If an AI can fabricate a bunch of purported quotes due to being unable to access a page, why not assume that the exact same sort of AI can also accidentally misattribute hostile motivation or intent (such as gatekeeping or envy - and let's not pretend that butthurt humans don't do this all the time, see https://en.wikipedia.org/wiki/fundamental_attribution_error ) for an action such as rejecting a pull request? Why are we treating the former as a mere mistake, and the latter as a deliberate attack?

▲

zahlman 7 hours ago | parent | next [-]

> Why are we treating the former as a mere mistake, and the latter as a deliberate attack?

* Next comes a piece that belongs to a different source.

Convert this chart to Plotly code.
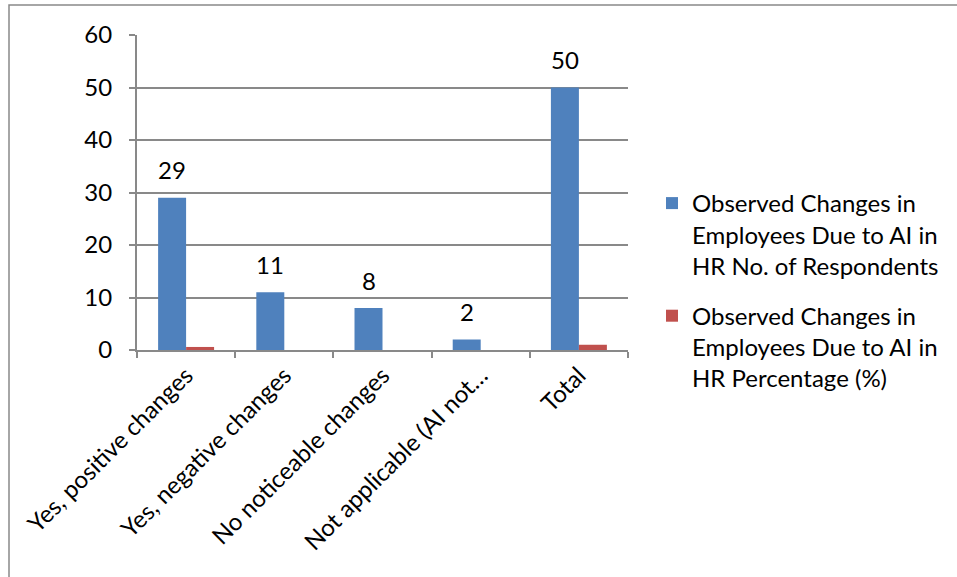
import plotly.graph_objects as go

categories = ["Yes, positive changes", "Yes, negative changes", "No noticeable changes",
              "Not applicable (AI not…", "Total"]
respondents = [29, 11, 8, 2, 50]
percentage = [0.58, 0, 0, 0, 1.0]
series_names = ["Observed Changes in<br>Employees Due to AI in<br>HR No. of Respondents",
                "Observed Changes in<br>Employees Due to AI in<br>HR Percentage (%)"]

W, H = 957, 577
L, R, T, B = 137, 628, 35, 350
FONT = "Lato"
FS = 24
GRAY = "#898989"

fig = go.Figure()
fig.add_trace(go.Bar(x=categories, y=respondents, name=series_names[0], legendgroup="a",
                     marker=dict(color="#4F81BD", line=dict(width=0))))
fig.add_trace(go.Bar(x=categories, y=percentage, name=series_names[1], legendgroup="b",
                     marker=dict(color="#C0504D", line=dict(width=0))))

for c, v in zip(categories, respondents):
    fig.add_annotation(x=c, y=v, text=str(v), showarrow=False, xshift=-14, yshift=28,
                       font=dict(family=FONT, size=FS, color="black"))

def px_to_paper_x(px):
    return (px - L) / (R - L)

def px_to_paper_y(py):
    return (B - py) / (B - T)

fig.add_shape(type="rect", xref="paper", yref="paper",
              x0=px_to_paper_x(9), y0=px_to_paper_y(5), x1=px_to_paper_x(1000), y1=px_to_paper_y(700),
              line=dict(color=GRAY, width=1.5), layer="below")

fig.update_layout(
    width=W, height=H,
    margin=dict(l=L, r=W - R, t=T, b=H - B, autoexpand=False),
    paper_bgcolor="white", plot_bgcolor="white",
    barmode="group", bargap=0.43, bargroupgap=0,
    font=dict(family=FONT, size=FS, color="black"),
    showlegend=True,
    legend=dict(x=px_to_paper_x(652), y=px_to_paper_y(181), xanchor="left", yanchor="top",
                valign="top", tracegroupgap=16, font=dict(family=FONT, size=FS, color="black"),
                itemwidth=30, bgcolor="rgba(0,0,0,0)"),
    xaxis=dict(tickangle=-45, showline=True, linecolor=GRAY, linewidth=2,
               ticks="outside", tickson="boundaries", ticklen=6, tickcolor=GRAY, tickwidth=2,
               showgrid=False, tickfont=dict(family=FONT, size=FS, color="black")),
    yaxis=dict(range=[0, 60], dtick=10, showline=True, linecolor=GRAY, linewidth=2,
               ticks="outside", ticklen=6, tickcolor=GRAY, tickwidth=2,
               showgrid=True, gridcolor=GRAY, gridwidth=1.5, zeroline=False,
               ticklabelstandoff=12, tickfont=dict(family=FONT, size=FS, color="black")),
)

fig.write_html("out.html")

"Deliberate" is a red herring. That would require AI to have volition, which I consider impossible, but is also entirely beside the point. We also aren't treating the fabricated quotes as a "mere mistake". It's obviously quite serious that a computer system would respond this way and a human-in-the-loop would take it at face value. Someone is supposed to have accountability in all of this.

	▲	zozbot234 7 hours ago \| parent [-]
		I wrote 'treating' as a deliberate attack, which matches the description in the author's earlier blogpost. Acknowledging this doesn't require attaching human-like volition to AIs.

▲

em-bee 7 hours ago | parent | prev | next [-]

when it comes to AI, is there even a difference? it's an attack either way

▲

trollbridge 8 hours ago | parent | prev [-]

This would be an interesting case of semantic leakage, if that’s what’s going on.